Exercise goal:
Line by line, repeat the data below exactly, beginning at the first line and ending at the line with "import plotly.graph_objects as go". Omit pictures.
++++
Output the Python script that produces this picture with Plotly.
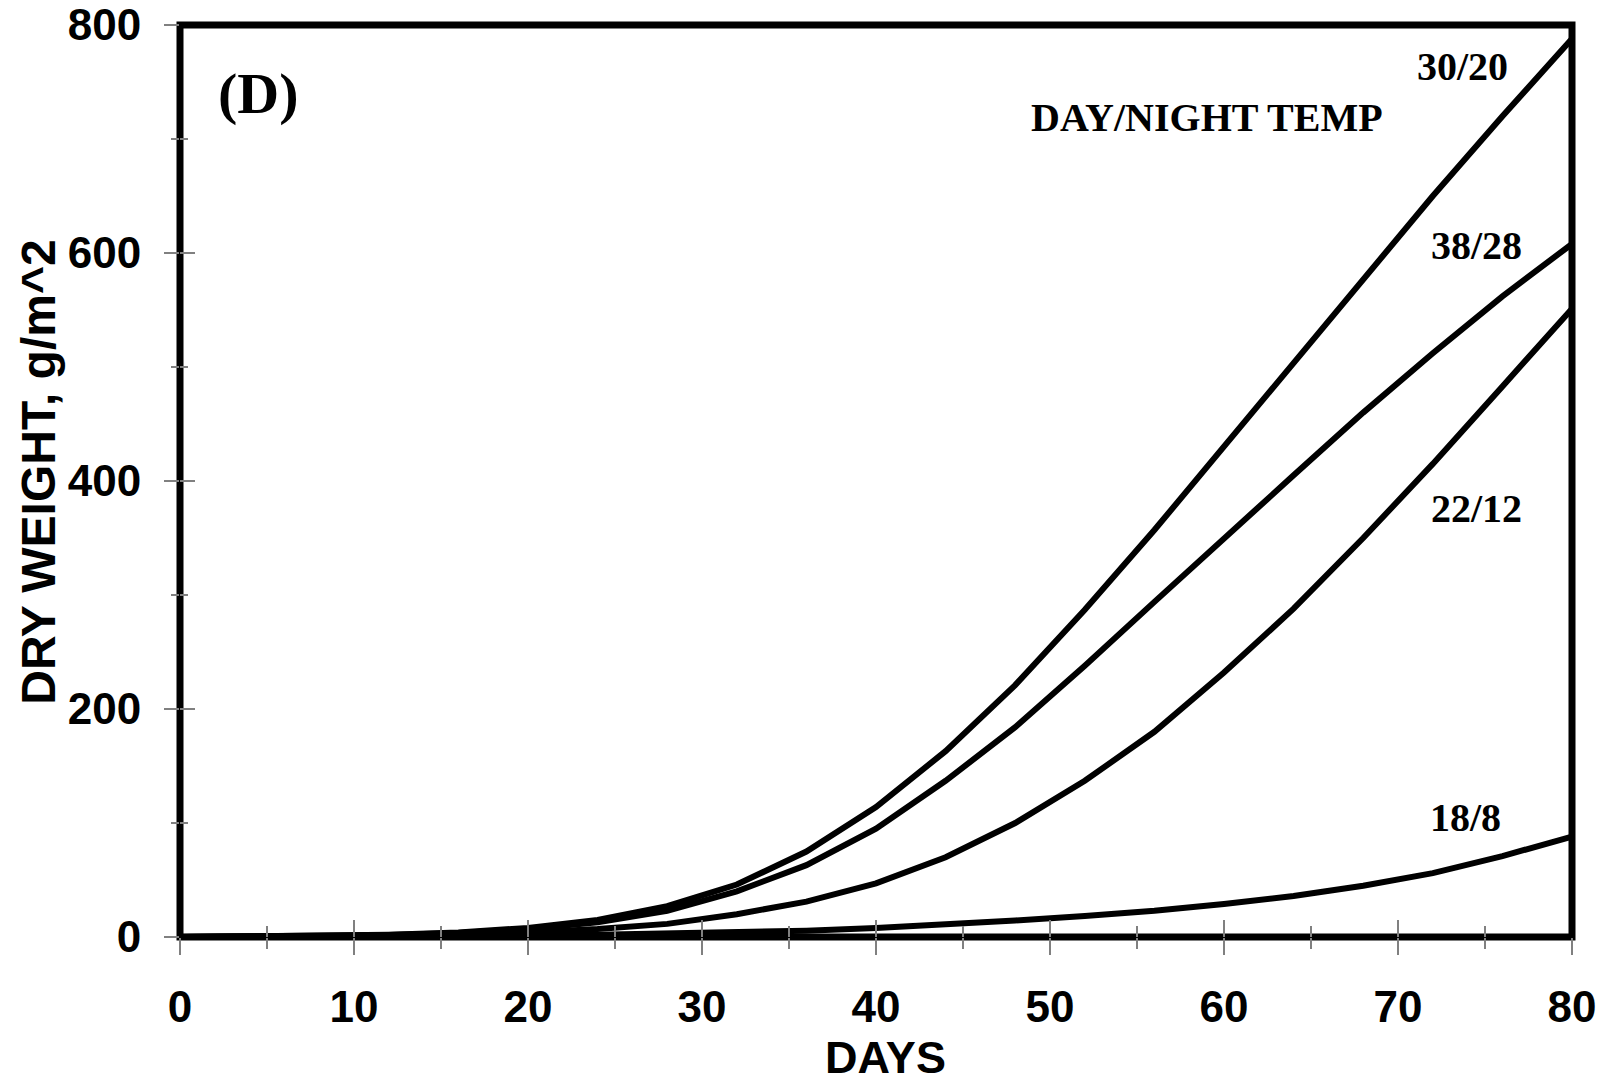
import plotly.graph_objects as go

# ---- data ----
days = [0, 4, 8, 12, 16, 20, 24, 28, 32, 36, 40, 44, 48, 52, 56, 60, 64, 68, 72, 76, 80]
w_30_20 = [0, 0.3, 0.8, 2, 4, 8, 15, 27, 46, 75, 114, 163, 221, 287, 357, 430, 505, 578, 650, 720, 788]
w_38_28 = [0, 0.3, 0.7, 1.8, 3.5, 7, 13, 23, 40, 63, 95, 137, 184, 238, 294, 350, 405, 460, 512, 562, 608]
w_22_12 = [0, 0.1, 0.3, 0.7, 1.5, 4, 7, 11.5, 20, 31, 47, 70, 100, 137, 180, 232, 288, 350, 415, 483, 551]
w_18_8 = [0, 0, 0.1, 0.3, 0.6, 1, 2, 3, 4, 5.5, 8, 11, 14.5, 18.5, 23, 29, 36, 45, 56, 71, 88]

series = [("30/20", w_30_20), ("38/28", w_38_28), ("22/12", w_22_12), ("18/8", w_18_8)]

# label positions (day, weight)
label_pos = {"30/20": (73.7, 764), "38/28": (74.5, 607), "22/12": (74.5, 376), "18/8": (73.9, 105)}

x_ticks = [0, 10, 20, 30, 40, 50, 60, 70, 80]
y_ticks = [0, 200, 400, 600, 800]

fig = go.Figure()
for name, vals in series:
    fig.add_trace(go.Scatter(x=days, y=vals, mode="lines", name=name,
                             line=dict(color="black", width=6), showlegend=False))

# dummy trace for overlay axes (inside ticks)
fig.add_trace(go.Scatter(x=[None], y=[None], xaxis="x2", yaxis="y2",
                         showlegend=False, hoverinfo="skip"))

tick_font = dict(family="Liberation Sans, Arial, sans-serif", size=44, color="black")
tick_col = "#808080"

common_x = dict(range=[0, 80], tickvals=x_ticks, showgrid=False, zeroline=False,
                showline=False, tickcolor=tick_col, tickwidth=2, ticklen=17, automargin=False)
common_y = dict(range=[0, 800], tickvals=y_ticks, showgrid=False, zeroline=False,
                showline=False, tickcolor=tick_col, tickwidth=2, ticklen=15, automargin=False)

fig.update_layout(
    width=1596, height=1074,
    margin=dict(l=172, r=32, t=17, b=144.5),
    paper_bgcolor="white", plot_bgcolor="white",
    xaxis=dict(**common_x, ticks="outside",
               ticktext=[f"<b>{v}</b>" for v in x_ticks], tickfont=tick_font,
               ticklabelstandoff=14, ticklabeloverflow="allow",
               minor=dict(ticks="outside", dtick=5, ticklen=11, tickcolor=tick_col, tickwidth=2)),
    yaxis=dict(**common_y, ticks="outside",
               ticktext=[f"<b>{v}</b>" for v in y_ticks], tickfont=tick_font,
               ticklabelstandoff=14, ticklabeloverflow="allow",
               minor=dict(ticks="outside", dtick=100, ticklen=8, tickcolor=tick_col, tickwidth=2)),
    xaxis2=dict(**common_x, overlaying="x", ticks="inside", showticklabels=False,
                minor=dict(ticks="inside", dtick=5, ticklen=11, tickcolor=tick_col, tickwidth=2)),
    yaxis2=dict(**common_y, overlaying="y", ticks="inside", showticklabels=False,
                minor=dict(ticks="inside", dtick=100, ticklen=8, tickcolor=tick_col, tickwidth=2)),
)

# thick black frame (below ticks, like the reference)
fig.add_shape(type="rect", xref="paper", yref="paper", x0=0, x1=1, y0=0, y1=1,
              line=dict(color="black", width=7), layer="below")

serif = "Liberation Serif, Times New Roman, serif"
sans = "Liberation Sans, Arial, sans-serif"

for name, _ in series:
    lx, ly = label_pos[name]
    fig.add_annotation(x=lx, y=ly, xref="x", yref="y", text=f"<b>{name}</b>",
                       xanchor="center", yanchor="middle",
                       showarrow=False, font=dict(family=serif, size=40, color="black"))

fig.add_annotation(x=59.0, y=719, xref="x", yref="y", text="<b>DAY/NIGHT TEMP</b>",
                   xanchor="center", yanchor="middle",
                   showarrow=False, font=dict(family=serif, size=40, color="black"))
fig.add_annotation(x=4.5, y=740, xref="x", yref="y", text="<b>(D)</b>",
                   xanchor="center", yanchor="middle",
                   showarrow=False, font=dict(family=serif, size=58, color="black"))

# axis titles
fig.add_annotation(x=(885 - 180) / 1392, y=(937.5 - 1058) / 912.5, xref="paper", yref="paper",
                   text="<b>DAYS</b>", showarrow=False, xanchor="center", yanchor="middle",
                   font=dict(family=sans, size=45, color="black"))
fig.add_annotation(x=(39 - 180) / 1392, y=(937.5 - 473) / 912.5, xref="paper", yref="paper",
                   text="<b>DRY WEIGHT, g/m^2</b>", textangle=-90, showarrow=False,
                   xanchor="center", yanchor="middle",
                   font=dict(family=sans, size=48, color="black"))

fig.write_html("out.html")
++++
Task output:
Output the Python script that produces this picture with Plotly.
import plotly.graph_objects as go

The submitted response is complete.